P: Mas acha que estamos a iniciar uma nova fase na política para os museus?
R: Penso que sim, que há essa expectativa de mudança. Penso que pode ser positiva. Mas também tem de ser cautelosa.
P: O que é que faz mais falta aos museus? Que opinião tem do panorama dos museus no nosso país?
R: Penso que o panorama dos museus evoluiu muito e bem nos últimos anos e não estou deceptiva em relação a isso. Acho que têm sofrido uma muito boa evolução, sobretudo na comunicação com os públicos. A disseminação de museus por autarquias fora dos centros políticos é essencial, mas não basta inaugurar é necessário sustentar o que se inaugura. Acho perigoso o caminho que fecha as colecções nas suas reservas e impede um contacto directo das obras com o público. Visibilidade, estudo e comunicação são conceitos chave. Se essa comunicação se dirigir para um público amplo e se esse público crescer com isso, melhor.
P: A preocupação com a comunicação com o público foi também essencial para que a exposição “Amadeo de Souza-Cardoso. Diálogo de Vanguardas” (FCG, 2006) tivesse sido um caso de sucesso.

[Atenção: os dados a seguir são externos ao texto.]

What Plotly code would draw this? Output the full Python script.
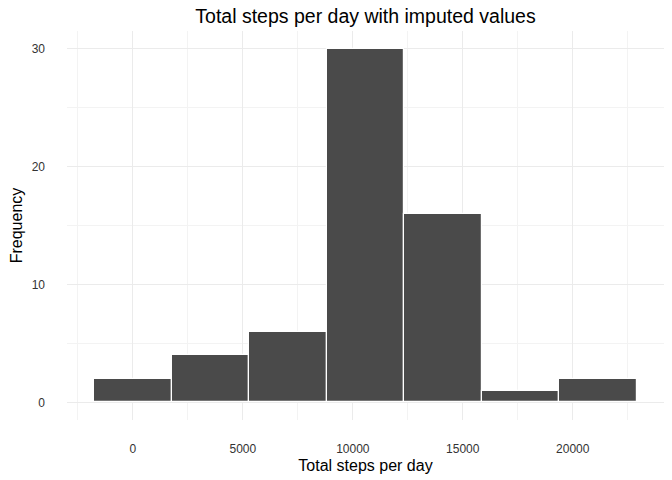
import plotly.graph_objects as go

bin_width = 3525.5
bin_centers = [0, 3525.5, 7051, 10576.5, 14102, 17627.5, 21153]
counts = [2, 4, 6, 30, 16, 1, 2]

x_ticks = [0, 5000, 10000, 15000, 20000]
x_tick_labels = ["0", "5000", "10000", "15000", "20000"]
y_ticks = [0, 10, 20, 30]

fig = go.Figure(go.Bar(
    x=bin_centers, y=counts, width=[bin_width] * len(bin_centers),
    marker=dict(color="#4a4a4a", line=dict(color="white", width=1.2)),
    hoverinfo="skip",
))

font = "Liberation Sans, Arial, sans-serif"
fig.update_layout(
    width=672, height=480,
    margin=dict(l=67, r=8, t=31, b=60),
    paper_bgcolor="white", plot_bgcolor="white",
    showlegend=False, bargap=0,
    font=dict(family=font, color="black"),
    title=dict(text="Total steps per day with imputed values", x=0.5, xanchor="center",
               xref="paper", y=1 - 16/480, yanchor="middle",
               font=dict(size=19.5, color="black", family=font)),
    xaxis=dict(range=[-2996.7, 24149.7], tickvals=x_ticks, ticktext=x_tick_labels,
               automargin=False,
               showgrid=True, gridcolor="#ebebeb", gridwidth=1.1, zeroline=False,
               showline=False, ticks="", ticklabelstandoff=20,
               tickfont=dict(size=12, color="#333333", family=font),
               minor=dict(showgrid=True, dtick=2500, tick0=-2500, gridcolor="#f3f3f3", gridwidth=0.6),
               title=dict(text="Total steps per day", font=dict(size=16, color="black", family=font), standoff=4)),
    yaxis=dict(range=[-1.5, 31.5], tickvals=y_ticks,
               automargin=False,
               showgrid=True, gridcolor="#ebebeb", gridwidth=1.1, zeroline=False,
               showline=False, ticks="", ticklabelstandoff=21,
               tickfont=dict(size=12, color="#333333", family=font),
               minor=dict(showgrid=True, dtick=5, tick0=5, gridcolor="#f3f3f3", gridwidth=0.6),
               title=dict(text="Frequency", font=dict(size=16, color="black", family=font), standoff=5)),
)

fig.write_html("out.html", config={"displayModeBar": False},
               post_script="document.body.style.margin='0';")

R: Foi de facto uma exposição e um projecto que correu muito bem, mas não tem que ser um modelo. Era a exposição necessária para criar uma rede de atenção internacional que a obra de Amadeo precisava. Valorizo muito o trabalho de investigação e pesquisa que se faz no museu, como também o estudo dos modelos de apresentação desse trabalho de pesquisa. Não podemos estar fechados nos gabinetes a estudar sem criar plataformas de visibilidade desses projectos. Isso é fundamental.
P: Neste caso, qual é o seu público alvo? Para quem é que está a trabalhar neste momento?
R: Neste momento estou a tentar organizar a apresentação destes projectos para um público o mais abrangente possível. Sei que há um público muito importante para a Casa das Histórias, que é um público jovem, escolar, mas não tem de ser necessariamente só esse. Gostava que um público mais especializado pudesse sentir-se reconfortado na visita ao museu e em relação ao programa de apresentações, de acontecimentos, de edições que oferecemos.
P: Encontra espaço para isso?
R: Estou a procurá-lo, a construí-lo.